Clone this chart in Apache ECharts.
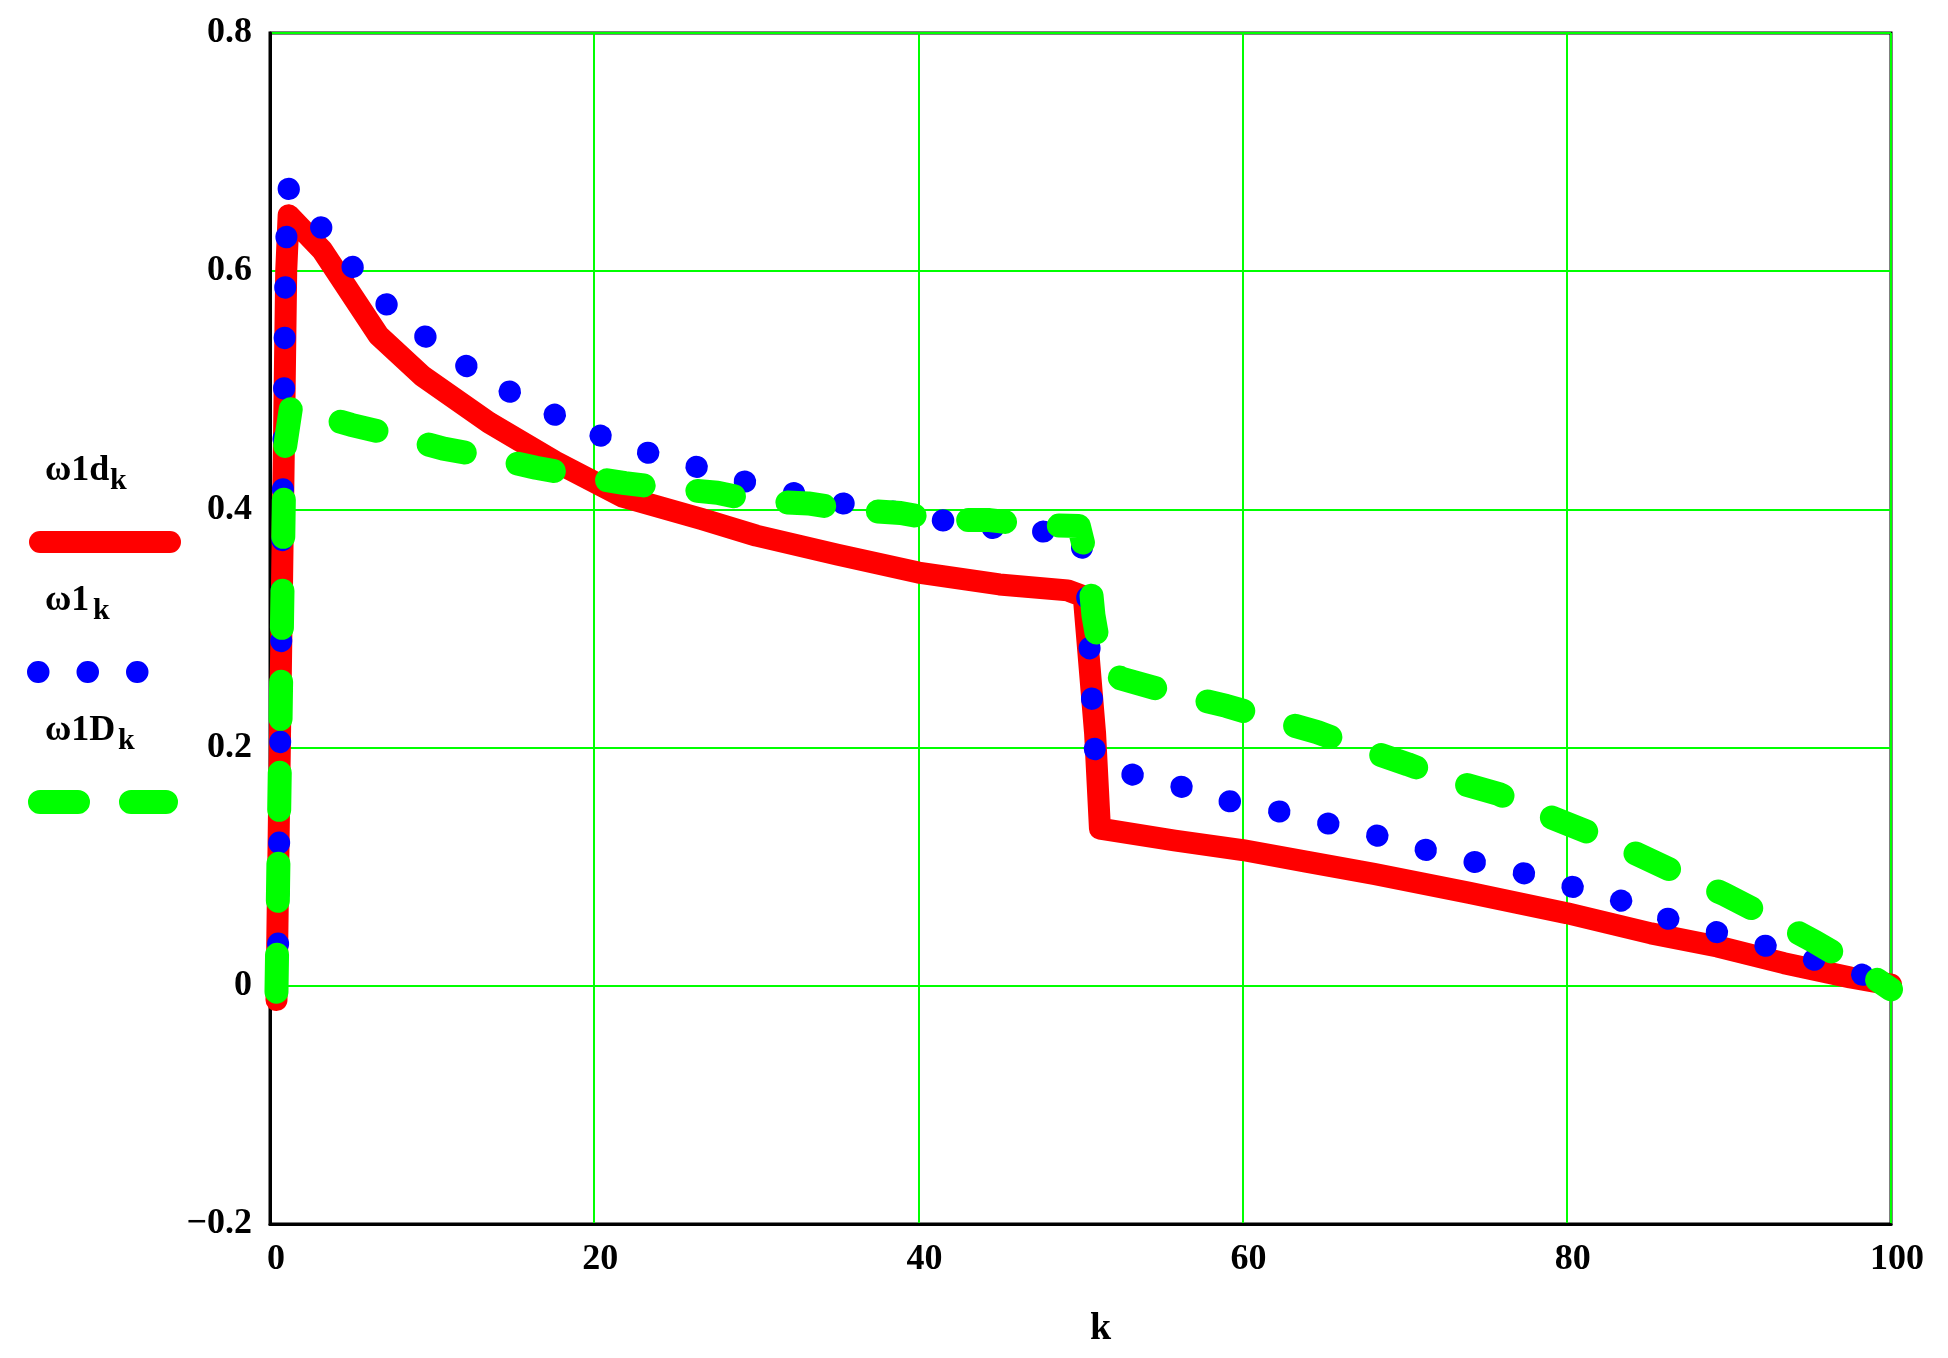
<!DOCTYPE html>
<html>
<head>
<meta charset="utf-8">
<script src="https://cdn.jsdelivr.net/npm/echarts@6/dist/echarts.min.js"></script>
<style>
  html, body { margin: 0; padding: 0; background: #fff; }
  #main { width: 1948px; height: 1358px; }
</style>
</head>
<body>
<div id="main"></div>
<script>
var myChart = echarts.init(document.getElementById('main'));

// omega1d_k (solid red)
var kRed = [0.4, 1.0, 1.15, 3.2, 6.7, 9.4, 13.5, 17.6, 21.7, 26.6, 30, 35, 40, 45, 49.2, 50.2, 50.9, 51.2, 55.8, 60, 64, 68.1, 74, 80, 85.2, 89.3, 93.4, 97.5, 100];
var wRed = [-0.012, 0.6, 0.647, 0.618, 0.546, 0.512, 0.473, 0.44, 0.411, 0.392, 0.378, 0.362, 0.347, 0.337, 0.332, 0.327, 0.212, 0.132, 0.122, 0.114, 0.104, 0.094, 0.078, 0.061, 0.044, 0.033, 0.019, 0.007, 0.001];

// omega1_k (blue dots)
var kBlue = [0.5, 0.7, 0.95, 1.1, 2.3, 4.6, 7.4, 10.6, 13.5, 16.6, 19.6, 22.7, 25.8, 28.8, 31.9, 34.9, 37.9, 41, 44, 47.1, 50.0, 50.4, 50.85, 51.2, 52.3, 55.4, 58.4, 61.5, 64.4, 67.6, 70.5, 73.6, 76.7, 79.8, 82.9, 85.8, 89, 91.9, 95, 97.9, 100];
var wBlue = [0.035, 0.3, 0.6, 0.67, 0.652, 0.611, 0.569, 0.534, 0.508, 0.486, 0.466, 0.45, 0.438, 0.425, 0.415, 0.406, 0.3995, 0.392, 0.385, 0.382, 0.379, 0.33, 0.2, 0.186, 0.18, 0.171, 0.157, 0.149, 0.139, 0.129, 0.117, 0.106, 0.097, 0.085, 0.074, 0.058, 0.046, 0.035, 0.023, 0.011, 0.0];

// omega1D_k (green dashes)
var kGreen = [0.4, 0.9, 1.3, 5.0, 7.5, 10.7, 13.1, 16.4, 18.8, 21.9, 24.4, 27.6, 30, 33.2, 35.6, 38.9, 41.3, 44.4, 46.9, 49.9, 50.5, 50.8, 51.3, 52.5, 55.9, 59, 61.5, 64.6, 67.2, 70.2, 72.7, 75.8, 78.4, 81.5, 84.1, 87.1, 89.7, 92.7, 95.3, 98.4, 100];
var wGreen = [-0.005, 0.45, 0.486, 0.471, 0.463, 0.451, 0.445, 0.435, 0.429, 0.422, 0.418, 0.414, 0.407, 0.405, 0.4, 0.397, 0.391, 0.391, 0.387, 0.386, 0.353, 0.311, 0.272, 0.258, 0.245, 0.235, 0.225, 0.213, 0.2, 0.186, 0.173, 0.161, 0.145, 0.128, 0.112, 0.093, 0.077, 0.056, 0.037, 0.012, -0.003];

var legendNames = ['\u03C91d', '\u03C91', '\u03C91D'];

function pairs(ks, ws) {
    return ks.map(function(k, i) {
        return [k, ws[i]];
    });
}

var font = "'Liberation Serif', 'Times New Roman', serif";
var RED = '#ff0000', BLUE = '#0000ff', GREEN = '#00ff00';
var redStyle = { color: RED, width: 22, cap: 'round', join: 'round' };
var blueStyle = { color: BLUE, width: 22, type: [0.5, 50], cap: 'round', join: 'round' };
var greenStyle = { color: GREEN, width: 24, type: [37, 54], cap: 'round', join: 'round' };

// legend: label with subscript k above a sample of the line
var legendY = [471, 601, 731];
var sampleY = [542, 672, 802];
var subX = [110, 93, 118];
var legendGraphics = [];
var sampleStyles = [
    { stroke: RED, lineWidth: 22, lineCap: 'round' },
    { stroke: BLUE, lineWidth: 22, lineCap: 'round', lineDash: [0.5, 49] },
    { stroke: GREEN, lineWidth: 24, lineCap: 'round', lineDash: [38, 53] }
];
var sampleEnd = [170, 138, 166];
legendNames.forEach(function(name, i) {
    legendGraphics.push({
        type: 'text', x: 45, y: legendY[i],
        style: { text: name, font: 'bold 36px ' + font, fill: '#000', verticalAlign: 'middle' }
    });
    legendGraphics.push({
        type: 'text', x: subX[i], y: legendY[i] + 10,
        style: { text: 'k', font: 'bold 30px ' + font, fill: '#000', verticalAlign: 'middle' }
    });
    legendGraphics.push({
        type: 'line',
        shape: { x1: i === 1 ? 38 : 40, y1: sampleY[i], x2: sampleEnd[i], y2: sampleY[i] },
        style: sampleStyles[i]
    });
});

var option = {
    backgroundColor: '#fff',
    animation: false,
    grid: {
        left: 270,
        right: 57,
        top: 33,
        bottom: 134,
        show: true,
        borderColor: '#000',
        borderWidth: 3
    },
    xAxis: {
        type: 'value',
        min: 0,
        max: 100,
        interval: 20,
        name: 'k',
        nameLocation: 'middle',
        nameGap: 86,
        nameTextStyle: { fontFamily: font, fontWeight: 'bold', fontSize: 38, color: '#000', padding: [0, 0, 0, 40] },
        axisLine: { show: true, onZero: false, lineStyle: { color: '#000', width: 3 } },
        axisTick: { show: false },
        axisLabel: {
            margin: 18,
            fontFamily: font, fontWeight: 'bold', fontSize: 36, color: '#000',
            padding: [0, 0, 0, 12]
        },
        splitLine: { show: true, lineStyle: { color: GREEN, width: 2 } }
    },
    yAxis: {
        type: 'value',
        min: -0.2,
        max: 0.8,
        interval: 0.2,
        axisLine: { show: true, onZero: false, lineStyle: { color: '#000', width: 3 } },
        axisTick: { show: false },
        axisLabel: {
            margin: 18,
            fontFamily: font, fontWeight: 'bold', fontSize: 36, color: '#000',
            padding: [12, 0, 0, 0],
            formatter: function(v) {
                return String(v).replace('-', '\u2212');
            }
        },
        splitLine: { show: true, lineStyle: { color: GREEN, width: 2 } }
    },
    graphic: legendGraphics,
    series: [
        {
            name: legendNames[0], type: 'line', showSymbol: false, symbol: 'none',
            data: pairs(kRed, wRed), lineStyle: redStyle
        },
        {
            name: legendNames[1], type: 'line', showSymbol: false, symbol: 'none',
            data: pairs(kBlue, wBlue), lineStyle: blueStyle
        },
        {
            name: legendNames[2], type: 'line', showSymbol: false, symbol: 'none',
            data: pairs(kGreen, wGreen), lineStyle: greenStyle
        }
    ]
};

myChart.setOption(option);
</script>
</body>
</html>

== What you need to do ==
Every line is to be duplicated exactly, though pictures stay out.

== The solution ==
Clone this chart in Apache ECharts.
<!DOCTYPE html>
<html>
<head>
<meta charset="utf-8">
<script src="https://cdn.jsdelivr.net/npm/echarts@6/dist/echarts.min.js"></script>
<style>
  html, body { margin: 0; padding: 0; background: #fff; }
  #main { width: 1948px; height: 1358px; }
</style>
</head>
<body>
<div id="main"></div>
<script>
var myChart = echarts.init(document.getElementById('main'));

// omega1d_k (solid red)
var kRed = [0.4, 1.0, 1.15, 3.2, 6.7, 9.4, 13.5, 17.6, 21.7, 26.6, 30, 35, 40, 45, 49.2, 50.2, 50.9, 51.2, 55.8, 60, 64, 68.1, 74, 80, 85.2, 89.3, 93.4, 97.5, 100];
var wRed = [-0.012, 0.6, 0.647, 0.618, 0.546, 0.512, 0.473, 0.44, 0.411, 0.392, 0.378, 0.362, 0.347, 0.337, 0.332, 0.327, 0.212, 0.132, 0.122, 0.114, 0.104, 0.094, 0.078, 0.061, 0.044, 0.033, 0.019, 0.007, 0.001];

// omega1_k (blue dots)
var kBlue = [0.5, 0.7, 0.95, 1.1, 2.3, 4.6, 7.4, 10.6, 13.5, 16.6, 19.6, 22.7, 25.8, 28.8, 31.9, 34.9, 37.9, 41, 44, 47.1, 50.0, 50.4, 50.85, 51.2, 52.3, 55.4, 58.4, 61.5, 64.4, 67.6, 70.5, 73.6, 76.7, 79.8, 82.9, 85.8, 89, 91.9, 95, 97.9, 100];
var wBlue = [0.035, 0.3, 0.6, 0.67, 0.652, 0.611, 0.569, 0.534, 0.508, 0.486, 0.466, 0.45, 0.438, 0.425, 0.415, 0.406, 0.3995, 0.392, 0.385, 0.382, 0.379, 0.33, 0.2, 0.186, 0.18, 0.171, 0.157, 0.149, 0.139, 0.129, 0.117, 0.106, 0.097, 0.085, 0.074, 0.058, 0.046, 0.035, 0.023, 0.011, 0.0];

// omega1D_k (green dashes)
var kGreen = [0.4, 0.9, 1.3, 5.0, 7.5, 10.7, 13.1, 16.4, 18.8, 21.9, 24.4, 27.6, 30, 33.2, 35.6, 38.9, 41.3, 44.4, 46.9, 49.9, 50.5, 50.8, 51.3, 52.5, 55.9, 59, 61.5, 64.6, 67.2, 70.2, 72.7, 75.8, 78.4, 81.5, 84.1, 87.1, 89.7, 92.7, 95.3, 98.4, 100];
var wGreen = [-0.005, 0.45, 0.486, 0.471, 0.463, 0.451, 0.445, 0.435, 0.429, 0.422, 0.418, 0.414, 0.407, 0.405, 0.4, 0.397, 0.391, 0.391, 0.387, 0.386, 0.353, 0.311, 0.272, 0.258, 0.245, 0.235, 0.225, 0.213, 0.2, 0.186, 0.173, 0.161, 0.145, 0.128, 0.112, 0.093, 0.077, 0.056, 0.037, 0.012, -0.003];

var legendNames = ['\u03C91d', '\u03C91', '\u03C91D'];

function pairs(ks, ws) {
    return ks.map(function(k, i) {
        return [k, ws[i]];
    });
}

var font = "'Liberation Serif', 'Times New Roman', serif";
var RED = '#ff0000', BLUE = '#0000ff', GREEN = '#00ff00';
var redStyle = { color: RED, width: 22, cap: 'round', join: 'round' };
var blueStyle = { color: BLUE, width: 22, type: [0.5, 50], cap: 'round', join: 'round' };
var greenStyle = { color: GREEN, width: 24, type: [37, 54], cap: 'round', join: 'round' };

// legend: label with subscript k above a sample of the line
var legendY = [471, 601, 731];
var sampleY = [542, 672, 802];
var subX = [110, 93, 118];
var legendGraphics = [];
var sampleStyles = [
    { stroke: RED, lineWidth: 22, lineCap: 'round' },
    { stroke: BLUE, lineWidth: 22, lineCap: 'round', lineDash: [0.5, 49] },
    { stroke: GREEN, lineWidth: 24, lineCap: 'round', lineDash: [38, 53] }
];
var sampleEnd = [170, 138, 166];
legendNames.forEach(function(name, i) {
    legendGraphics.push({
        type: 'text', x: 45, y: legendY[i],
        style: { text: name, font: 'bold 36px ' + font, fill: '#000', verticalAlign: 'middle' }
    });
    legendGraphics.push({
        type: 'text', x: subX[i], y: legendY[i] + 10,
        style: { text: 'k', font: 'bold 30px ' + font, fill: '#000', verticalAlign: 'middle' }
    });
    legendGraphics.push({
        type: 'line',
        shape: { x1: i === 1 ? 38 : 40, y1: sampleY[i], x2: sampleEnd[i], y2: sampleY[i] },
        style: sampleStyles[i]
    });
});

var option = {
    backgroundColor: '#fff',
    animation: false,
    grid: {
        left: 270,
        right: 57,
        top: 33,
        bottom: 134,
        show: true,
        borderColor: '#000',
        borderWidth: 3
    },
    xAxis: {
        type: 'value',
        min: 0,
        max: 100,
        interval: 20,
        name: 'k',
        nameLocation: 'middle',
        nameGap: 86,
        nameTextStyle: { fontFamily: font, fontWeight: 'bold', fontSize: 38, color: '#000', padding: [0, 0, 0, 40] },
        axisLine: { show: true, onZero: false, lineStyle: { color: '#000', width: 3 } },
        axisTick: { show: false },
        axisLabel: {
            margin: 18,
            fontFamily: font, fontWeight: 'bold', fontSize: 36, color: '#000',
            padding: [0, 0, 0, 12]
        },
        splitLine: { show: true, lineStyle: { color: GREEN, width: 2 } }
    },
    yAxis: {
        type: 'value',
        min: -0.2,
        max: 0.8,
        interval: 0.2,
        axisLine: { show: true, onZero: false, lineStyle: { color: '#000', width: 3 } },
        axisTick: { show: false },
        axisLabel: {
            margin: 18,
            fontFamily: font, fontWeight: 'bold', fontSize: 36, color: '#000',
            padding: [12, 0, 0, 0],
            formatter: function(v) {
                return String(v).replace('-', '\u2212');
            }
        },
        splitLine: { show: true, lineStyle: { color: GREEN, width: 2 } }
    },
    graphic: legendGraphics,
    series: [
        {
            name: legendNames[0], type: 'line', showSymbol: false, symbol: 'none',
            data: pairs(kRed, wRed), lineStyle: redStyle
        },
        {
            name: legendNames[1], type: 'line', showSymbol: false, symbol: 'none',
            data: pairs(kBlue, wBlue), lineStyle: blueStyle
        },
        {
            name: legendNames[2], type: 'line', showSymbol: false, symbol: 'none',
            data: pairs(kGreen, wGreen), lineStyle: greenStyle
        }
    ]
};

myChart.setOption(option);
</script>
</body>
</html>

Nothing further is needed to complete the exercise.